## Task requirements
Print all of the lines exactly. Any picture among them stays out.
- - - -
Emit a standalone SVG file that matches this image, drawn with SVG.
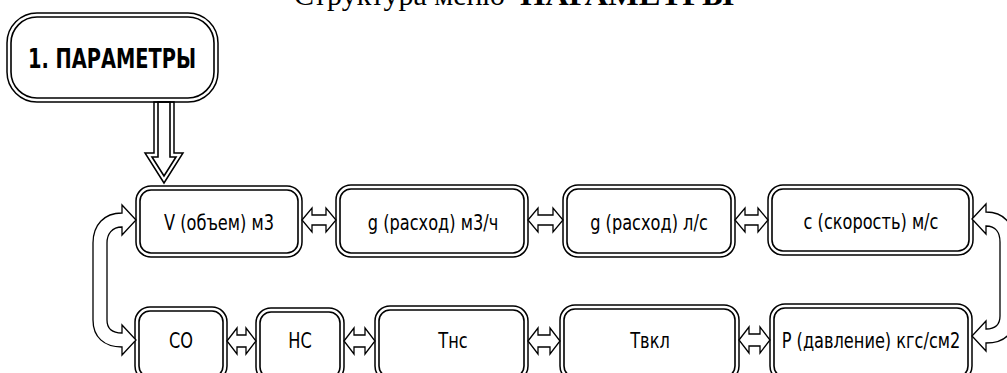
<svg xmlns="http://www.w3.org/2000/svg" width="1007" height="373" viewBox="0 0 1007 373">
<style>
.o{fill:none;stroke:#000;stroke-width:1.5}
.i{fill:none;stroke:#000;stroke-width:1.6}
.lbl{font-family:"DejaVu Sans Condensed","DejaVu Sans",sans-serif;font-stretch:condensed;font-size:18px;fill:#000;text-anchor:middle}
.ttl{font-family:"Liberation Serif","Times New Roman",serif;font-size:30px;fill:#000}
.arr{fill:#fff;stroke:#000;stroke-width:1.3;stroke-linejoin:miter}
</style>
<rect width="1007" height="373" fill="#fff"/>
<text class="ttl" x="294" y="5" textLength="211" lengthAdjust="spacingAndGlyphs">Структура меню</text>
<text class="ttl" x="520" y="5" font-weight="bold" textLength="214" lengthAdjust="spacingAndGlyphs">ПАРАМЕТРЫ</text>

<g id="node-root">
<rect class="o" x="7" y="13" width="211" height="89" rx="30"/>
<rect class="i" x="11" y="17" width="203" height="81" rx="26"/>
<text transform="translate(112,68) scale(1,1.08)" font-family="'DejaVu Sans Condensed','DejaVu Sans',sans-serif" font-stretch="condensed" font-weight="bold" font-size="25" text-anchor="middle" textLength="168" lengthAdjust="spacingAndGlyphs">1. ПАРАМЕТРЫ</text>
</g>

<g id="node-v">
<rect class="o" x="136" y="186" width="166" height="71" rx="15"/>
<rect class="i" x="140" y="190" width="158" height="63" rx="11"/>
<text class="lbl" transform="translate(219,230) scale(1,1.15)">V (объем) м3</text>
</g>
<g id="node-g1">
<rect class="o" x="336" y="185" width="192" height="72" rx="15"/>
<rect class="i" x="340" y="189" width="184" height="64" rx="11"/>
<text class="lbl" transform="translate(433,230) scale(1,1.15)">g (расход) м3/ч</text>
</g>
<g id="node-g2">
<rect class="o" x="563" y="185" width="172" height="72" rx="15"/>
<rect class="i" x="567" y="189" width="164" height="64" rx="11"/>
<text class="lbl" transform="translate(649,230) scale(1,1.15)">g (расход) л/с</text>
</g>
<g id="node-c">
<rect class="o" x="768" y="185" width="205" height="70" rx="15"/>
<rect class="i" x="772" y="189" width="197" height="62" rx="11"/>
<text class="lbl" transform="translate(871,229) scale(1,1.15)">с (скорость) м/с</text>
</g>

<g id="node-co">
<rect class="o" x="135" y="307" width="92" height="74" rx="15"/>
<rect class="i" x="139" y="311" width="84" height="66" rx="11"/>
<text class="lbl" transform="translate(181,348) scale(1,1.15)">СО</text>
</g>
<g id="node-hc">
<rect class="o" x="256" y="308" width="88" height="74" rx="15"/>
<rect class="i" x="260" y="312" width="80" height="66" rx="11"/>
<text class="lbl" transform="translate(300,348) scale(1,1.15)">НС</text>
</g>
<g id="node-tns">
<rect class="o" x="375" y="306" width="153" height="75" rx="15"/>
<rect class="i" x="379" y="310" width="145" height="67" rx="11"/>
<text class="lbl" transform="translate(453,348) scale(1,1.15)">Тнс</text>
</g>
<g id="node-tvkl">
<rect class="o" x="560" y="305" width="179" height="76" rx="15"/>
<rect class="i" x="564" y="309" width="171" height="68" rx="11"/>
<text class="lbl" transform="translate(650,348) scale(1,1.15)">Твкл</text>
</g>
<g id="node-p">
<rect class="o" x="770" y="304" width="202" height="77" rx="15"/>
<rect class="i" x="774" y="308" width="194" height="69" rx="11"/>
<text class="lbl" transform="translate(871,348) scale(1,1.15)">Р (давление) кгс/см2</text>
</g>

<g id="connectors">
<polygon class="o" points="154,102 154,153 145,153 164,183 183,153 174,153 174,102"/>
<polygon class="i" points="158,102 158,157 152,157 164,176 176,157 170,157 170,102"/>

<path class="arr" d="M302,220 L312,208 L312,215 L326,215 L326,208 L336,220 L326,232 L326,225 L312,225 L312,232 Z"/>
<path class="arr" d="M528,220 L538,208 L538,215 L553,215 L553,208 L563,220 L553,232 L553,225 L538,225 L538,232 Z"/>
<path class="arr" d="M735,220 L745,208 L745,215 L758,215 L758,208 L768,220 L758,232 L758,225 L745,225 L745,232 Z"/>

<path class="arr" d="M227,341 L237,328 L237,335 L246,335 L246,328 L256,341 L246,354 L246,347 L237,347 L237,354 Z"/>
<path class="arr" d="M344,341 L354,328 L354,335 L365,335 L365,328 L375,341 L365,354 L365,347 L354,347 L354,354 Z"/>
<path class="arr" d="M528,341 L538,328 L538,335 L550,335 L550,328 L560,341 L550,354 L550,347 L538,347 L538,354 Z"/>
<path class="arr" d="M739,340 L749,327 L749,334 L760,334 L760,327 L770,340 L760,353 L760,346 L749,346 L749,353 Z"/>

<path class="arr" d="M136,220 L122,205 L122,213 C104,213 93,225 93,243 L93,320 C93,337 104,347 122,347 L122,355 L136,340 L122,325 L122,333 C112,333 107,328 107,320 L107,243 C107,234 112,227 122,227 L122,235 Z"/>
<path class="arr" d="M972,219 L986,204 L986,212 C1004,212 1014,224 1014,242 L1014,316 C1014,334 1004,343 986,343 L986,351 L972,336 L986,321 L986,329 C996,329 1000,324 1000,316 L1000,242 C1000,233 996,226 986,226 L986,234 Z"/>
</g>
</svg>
- - - -
## Task solution
Emit a standalone SVG file that matches this image, drawn with SVG.
<svg xmlns="http://www.w3.org/2000/svg" width="1007" height="373" viewBox="0 0 1007 373">
<style>
.o{fill:none;stroke:#000;stroke-width:1.5}
.i{fill:none;stroke:#000;stroke-width:1.6}
.lbl{font-family:"DejaVu Sans Condensed","DejaVu Sans",sans-serif;font-stretch:condensed;font-size:18px;fill:#000;text-anchor:middle}
.ttl{font-family:"Liberation Serif","Times New Roman",serif;font-size:30px;fill:#000}
.arr{fill:#fff;stroke:#000;stroke-width:1.3;stroke-linejoin:miter}
</style>
<rect width="1007" height="373" fill="#fff"/>
<text class="ttl" x="294" y="5" textLength="211" lengthAdjust="spacingAndGlyphs">Структура меню</text>
<text class="ttl" x="520" y="5" font-weight="bold" textLength="214" lengthAdjust="spacingAndGlyphs">ПАРАМЕТРЫ</text>

<g id="node-root">
<rect class="o" x="7" y="13" width="211" height="89" rx="30"/>
<rect class="i" x="11" y="17" width="203" height="81" rx="26"/>
<text transform="translate(112,68) scale(1,1.08)" font-family="'DejaVu Sans Condensed','DejaVu Sans',sans-serif" font-stretch="condensed" font-weight="bold" font-size="25" text-anchor="middle" textLength="168" lengthAdjust="spacingAndGlyphs">1. ПАРАМЕТРЫ</text>
</g>

<g id="node-v">
<rect class="o" x="136" y="186" width="166" height="71" rx="15"/>
<rect class="i" x="140" y="190" width="158" height="63" rx="11"/>
<text class="lbl" transform="translate(219,230) scale(1,1.15)">V (объем) м3</text>
</g>
<g id="node-g1">
<rect class="o" x="336" y="185" width="192" height="72" rx="15"/>
<rect class="i" x="340" y="189" width="184" height="64" rx="11"/>
<text class="lbl" transform="translate(433,230) scale(1,1.15)">g (расход) м3/ч</text>
</g>
<g id="node-g2">
<rect class="o" x="563" y="185" width="172" height="72" rx="15"/>
<rect class="i" x="567" y="189" width="164" height="64" rx="11"/>
<text class="lbl" transform="translate(649,230) scale(1,1.15)">g (расход) л/с</text>
</g>
<g id="node-c">
<rect class="o" x="768" y="185" width="205" height="70" rx="15"/>
<rect class="i" x="772" y="189" width="197" height="62" rx="11"/>
<text class="lbl" transform="translate(871,229) scale(1,1.15)">с (скорость) м/с</text>
</g>

<g id="node-co">
<rect class="o" x="135" y="307" width="92" height="74" rx="15"/>
<rect class="i" x="139" y="311" width="84" height="66" rx="11"/>
<text class="lbl" transform="translate(181,348) scale(1,1.15)">СО</text>
</g>
<g id="node-hc">
<rect class="o" x="256" y="308" width="88" height="74" rx="15"/>
<rect class="i" x="260" y="312" width="80" height="66" rx="11"/>
<text class="lbl" transform="translate(300,348) scale(1,1.15)">НС</text>
</g>
<g id="node-tns">
<rect class="o" x="375" y="306" width="153" height="75" rx="15"/>
<rect class="i" x="379" y="310" width="145" height="67" rx="11"/>
<text class="lbl" transform="translate(453,348) scale(1,1.15)">Тнс</text>
</g>
<g id="node-tvkl">
<rect class="o" x="560" y="305" width="179" height="76" rx="15"/>
<rect class="i" x="564" y="309" width="171" height="68" rx="11"/>
<text class="lbl" transform="translate(650,348) scale(1,1.15)">Твкл</text>
</g>
<g id="node-p">
<rect class="o" x="770" y="304" width="202" height="77" rx="15"/>
<rect class="i" x="774" y="308" width="194" height="69" rx="11"/>
<text class="lbl" transform="translate(871,348) scale(1,1.15)">Р (давление) кгс/см2</text>
</g>

<g id="connectors">
<polygon class="o" points="154,102 154,153 145,153 164,183 183,153 174,153 174,102"/>
<polygon class="i" points="158,102 158,157 152,157 164,176 176,157 170,157 170,102"/>

<path class="arr" d="M302,220 L312,208 L312,215 L326,215 L326,208 L336,220 L326,232 L326,225 L312,225 L312,232 Z"/>
<path class="arr" d="M528,220 L538,208 L538,215 L553,215 L553,208 L563,220 L553,232 L553,225 L538,225 L538,232 Z"/>
<path class="arr" d="M735,220 L745,208 L745,215 L758,215 L758,208 L768,220 L758,232 L758,225 L745,225 L745,232 Z"/>

<path class="arr" d="M227,341 L237,328 L237,335 L246,335 L246,328 L256,341 L246,354 L246,347 L237,347 L237,354 Z"/>
<path class="arr" d="M344,341 L354,328 L354,335 L365,335 L365,328 L375,341 L365,354 L365,347 L354,347 L354,354 Z"/>
<path class="arr" d="M528,341 L538,328 L538,335 L550,335 L550,328 L560,341 L550,354 L550,347 L538,347 L538,354 Z"/>
<path class="arr" d="M739,340 L749,327 L749,334 L760,334 L760,327 L770,340 L760,353 L760,346 L749,346 L749,353 Z"/>

<path class="arr" d="M136,220 L122,205 L122,213 C104,213 93,225 93,243 L93,320 C93,337 104,347 122,347 L122,355 L136,340 L122,325 L122,333 C112,333 107,328 107,320 L107,243 C107,234 112,227 122,227 L122,235 Z"/>
<path class="arr" d="M972,219 L986,204 L986,212 C1004,212 1014,224 1014,242 L1014,316 C1014,334 1004,343 986,343 L986,351 L972,336 L986,321 L986,329 C996,329 1000,324 1000,316 L1000,242 C1000,233 996,226 986,226 L986,234 Z"/>
</g>
</svg>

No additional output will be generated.